No livro, “Zambeziana, cenas da vida colonial”, um romance trazendo nele alguns factos históricos romanceados, assinado pelo autor Emílio San Bruno, nas páginas 26 a 27, faz referência a processos de resistência colonial por parte dos habitantes da província do Niassa, às investidas do coronel Paiva de Andrade na região de Muofuli, e outras na região entre os rios Panheme e Sanhete, comandadas pelo tenente Victor Cardoso. No mesmo livro na página 198, faz referência a resistência na província de Maputo, na aringa de Massangano em 1858, nas margens do rio Tembe, um capitão e 26 soldados brancos foram postos fora de combate. No que toca especificamente a região da Zambézia, faz referência, nas páginas 27 e 28, a forte resistência do régulo Melaure, representante dos Makololos (vide acima F. Gavicho de Lacerda) nas margens do rio Chire, que “teve a ousadia e arrogância” de rejeitar um pretenso presente do governo português, então representado pelo Serpa Pinto. Mais adiante nesse mesmo livro, nas páginas 73 e 74, também é descrito que no ano de 1892, o exército “dos maganjas” tomaram de assalto, aos portugueses, as regiões do, Licungo, Macuze, Nameduro e o Inhamacurra, onde após um período retomado pelos colonos portugueses, porém escorraçados novamente em 1895, e só retomada pelo Azevedo Coutinho, com um exército de mais de 3.000 homens. Há referência ainda que sucinta, mas evidente, no mesmo livro na página 103 e no seu rodapé, da resistência dos régulos descendentes do Macombé*, este descendente do antigo Imperador de Monomotapa, cuja presença intimidatória para os portugueses, se fazia sentir nas vias para o Barué, Chiôco, Chiranga, Cachomba e Zumbo.

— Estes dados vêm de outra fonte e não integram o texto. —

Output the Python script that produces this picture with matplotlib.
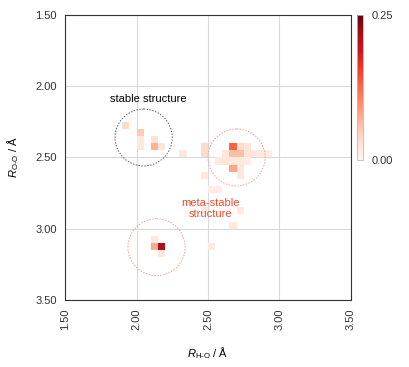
import matplotlib.pyplot as plt
import numpy as np
from matplotlib.patches import Circle

plt.rcParams['font.family'] = ['Liberation Sans', 'DejaVu Sans']
plt.rcParams['mathtext.fontset'] = 'custom'
plt.rcParams['mathtext.it'] = 'Liberation Sans:italic'
plt.rcParams['mathtext.rm'] = 'Liberation Sans'

# bin lower edges (R_H-O, R_O-O) and probabilities
hx = [2.15, 2.10, 2.10, 2.15,
      1.90, 2.00, 2.00, 2.00, 2.10, 2.10, 2.15, 2.30,
      2.65, 2.70, 2.75, 2.45,
      2.45, 2.60, 2.65, 2.70, 2.75, 2.80, 2.85, 2.90,
      2.55, 2.60, 2.65, 2.70, 2.75,
      2.65, 2.70, 2.70, 2.45,
      2.50, 2.55, 2.45, 2.70, 2.65, 2.50]
hy = [3.10, 3.10, 3.05, 3.15,
      2.25, 2.30, 2.35, 2.40, 2.35, 2.40, 2.40, 2.45,
      2.40, 2.40, 2.40, 2.40,
      2.45, 2.45, 2.45, 2.45, 2.45, 2.45, 2.45, 2.45,
      2.50, 2.50, 2.50, 2.50, 2.50,
      2.55, 2.55, 2.60, 2.60,
      2.70, 2.70, 2.85, 2.85, 2.95, 3.10]
hv = [0.21, 0.075, 0.02, 0.02,
      0.035, 0.05, 0.02, 0.02, 0.025, 0.07, 0.025, 0.02,
      0.13, 0.035, 0.025, 0.035,
      0.035, 0.02, 0.06, 0.06, 0.025, 0.02, 0.018, 0.012,
      0.018, 0.025, 0.018, 0.018, 0.012,
      0.08, 0.02, 0.02, 0.018,
      0.012, 0.012, 0.018, 0.018, 0.018, 0.018]

edges = np.arange(1.5, 3.5001, 0.05)
grid = np.zeros((len(edges) - 1, len(edges) - 1))
for x, y, v in zip(hx, hy, hv):
    i = int(round((y - 1.5) / 0.05))
    j = int(round((x - 1.5) / 0.05))
    grid[i, j] = v
grid = np.ma.masked_equal(grid, 0)

fig = plt.figure(figsize=(4.09, 3.67), dpi=100)
ax = fig.add_axes([0.159, 0.183, 0.699, 0.776])
cax = fig.add_axes([0.873, 0.564, 0.0147, 0.395])

mesh = ax.pcolormesh(edges, edges, grid, cmap='Reds', vmin=0, vmax=0.25)

ax.add_patch(Circle((2.05, 2.36), 0.2, fill=False, ec='#606060', lw=0.7, ls=(0, (1.5, 1.5))))
ax.add_patch(Circle((2.70, 2.50), 0.2, fill=False, ec='#f4a090', lw=0.7, ls=(0, (1.5, 1.5))))
ax.add_patch(Circle((2.14, 3.13), 0.2, fill=False, ec='#f4a090', lw=0.7, ls=(0, (1.5, 1.5))))

ax.text(2.08, 2.09, 'stable structure', ha='center', va='center', fontsize=8, color='black')
ax.text(2.52, 2.86, 'meta-stable\nstructure', ha='center', va='center', fontsize=8,
        color='#ee4b30', linespacing=1.15)

ax.set_xlim(1.5, 3.5)
ax.set_ylim(3.5, 1.5)
ticks = [1.5, 2.0, 2.5, 3.0, 3.5]
ax.set_xticks(ticks)
ax.set_yticks(ticks)
ax.set_xticklabels(['%.2f' % t for t in ticks], rotation=90)
ax.set_yticklabels(['%.2f' % t for t in ticks])
ax.tick_params(length=0, labelsize=8, colors='#333333', pad=6)
ax.grid(color='#d9d9d9', lw=0.8)
ax.set_axisbelow(True)
for s in ax.spines.values():
    s.set_color('#333333')
    s.set_linewidth(0.8)
ax.set_xlabel(r'$R_{\mathrm{H\text{-}O}}$ / Å', fontsize=8, labelpad=11)
ax.set_ylabel(r'$R_{\mathrm{O\text{-}O}}$ / Å', fontsize=8, labelpad=10)

cb = fig.colorbar(mesh, cax=cax, ticks=[0, 0.25])
cb.ax.set_yticklabels(['0.00', '0.25'])
cb.ax.tick_params(length=0, labelsize=8, pad=6, colors='#333333')
cb.outline.set_edgecolor('#bbbbbb')
cb.outline.set_linewidth(0.6)

fig.savefig('out.png', dpi=100)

Compulsados esses livros e lidos nas perspectivas adequadas, percebendo os circunstancialismos, deixam-nos a sensação benevolente, da nossa parte, de que a nossa “história” oficial, se séria, ficou, na preguiça ou comodidade, elidida, porque os tantos heróis foram relegados ao etecetera subentendido. E haver, a maior parte deste torrão pátrio, se notabilizado, e em resposta, como se de um crime se tratasse, esconderem essas páginas, rasgando-as sumariamente, ou travestificadamente desapresentadas, fica-se com imensa dificuldade de se imputar, ao malfadado gesto, de miopia. Posto que, lendo-se atenta e analiticamente outros historiadores que não os nossos, que nos deveriam exaltar, encontramos, naqueles que nos espezinharam, um reconhecimento ainda que subvertido, evidenciando o incompreensível resumo dos nossos registos em compêndios oficiais.

No mesmo livro, acabado de referir “Zambeziana, cenas da vida colonial”, evidencia, nas páginas 294 a 295, referências muitas, de resistências às autoridades portuguesas. Mas ficaremos pela insistência ao nome referido de Bonga. Para além da resistência militar, passando pela rebeldia franca, esta que foi por mais de cinquenta anos, desde Bereco chefe da dinastia dos Bongas, à família Cruz. Nesse trecho fica evidente, que o Bonga no seu prazo Massangano, trucidou mais de três expedições militares portuguesas, dando corpo e consistência ao anteriormente referido pelo F. Gavicho de Lacerda.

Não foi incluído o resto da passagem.